Let’s face it, is there any relationship more complicated than between mother and daughter? But understanding that the complex bond is a whole new subject — that is until now.
Linda Perlman Gordon (a clinical social worker, family therapist and mediator in private practice) and Susan Morris Shaffer (an educator and gender equity specialist and currently the executive director of the Maryland State Parental Information and Resource Center), are the coauthors. Their past efforts include favorites such as Why Boys Don’t Talk-And Why It Matters, Why Girls Talk–and What They’re Really Saying and Mom, Can I Move Back In with You?
Their newest is an eye-opening book that debuts this week titled, Too Close For Comfort? Questioning the Intimacy of Today’s New Mother-Daughter Relationship.
I found their book fascinating, enlightening as well as even provocative. Linda and Susan take a new and close look at the mother-adult daughter relationship. Combining testimonies and real stories from actual interviews along with thorough research from psychology, sociology and anthropology fields, the writer team presents a solid case that the mother-daughter relationship is much more comprehensive than even a best friendship. And provide insight, humor, and practical advice on one of the most significant relationships in a young woman’s life. Best yet, they offer what they call a “Baker’s Dozen”–strategies to guide mothers to parent their adult daughters.
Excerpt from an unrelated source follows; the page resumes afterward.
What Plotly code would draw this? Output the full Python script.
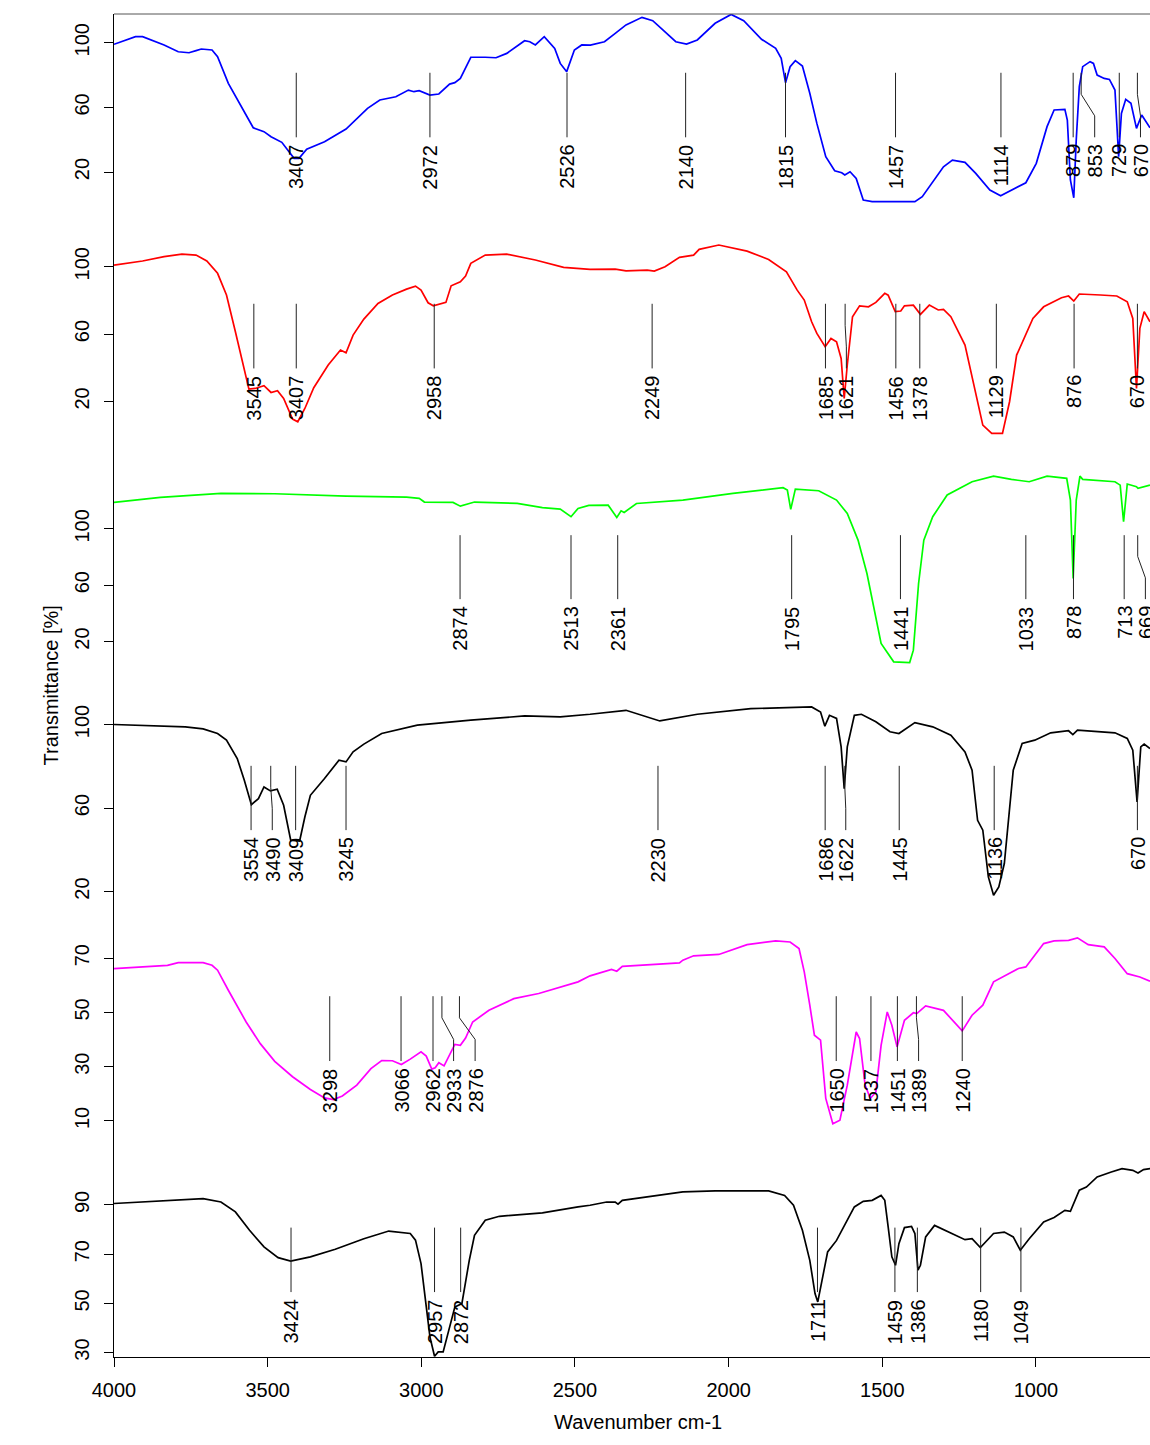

I was most fascinated with themes they present about the unique mother-daughter relationship. Here are just a few that are guaranteed to be talked about among women for years to come:
- Mother-daughter relationships are possibility the most satisfying and agonizing relationships women share.
- A mother’s desire to be best friends with her daughter often conflicts with her daughter’s need to individuate.
- A daughter’s job is to become self-sufficient, a mother’s job is to give her the opportunity to do this.
- Rescuing your daughter when she doesn’t need rescuing gives her the message that she can’t survive without your help.
- Parenting adult children is a new developmental stage.
- Today’s prolonged adolescence brings extended dependence.
- The lack of a generation gap creates opportunities for connection.
- A mother’s discomfort with her body can influence her daughter’s discomfort with her own body.
- Society’s emphasis on physical perfection creates anxiety for both mother and daughter. Mothers are coping with aging and daughters often don’t appreciate their natural beauty.
- Once a daughter marries and starts a family, a mother’s role must change dramatically, a mother cannot assume or direct anymore, but provide advice when asked, and cede the decision-making role to her daughter, demonstrating her support of her daughter’s decision and enabling a more conflict-free relationship.
Thought-provoking stuff! I also realized this book has multi-generational benefits: this resource would be just as relevant for a mother of an infant wanting to know how to create a lifelong bond as a mother assuming the new role of grandmother with her married daughter.
But perhaps the most interesting tidbit for women at any stage of their mother-daughter relationship is this one:
“Many mother-daughter rifts begin to be healed once the daughter is herself a mother.”
I almost hear one collective sigh from women. Shhhh….just listen. Bet you can hear their relief as well.
Whether you are a mother or a daughter, this book will resonate.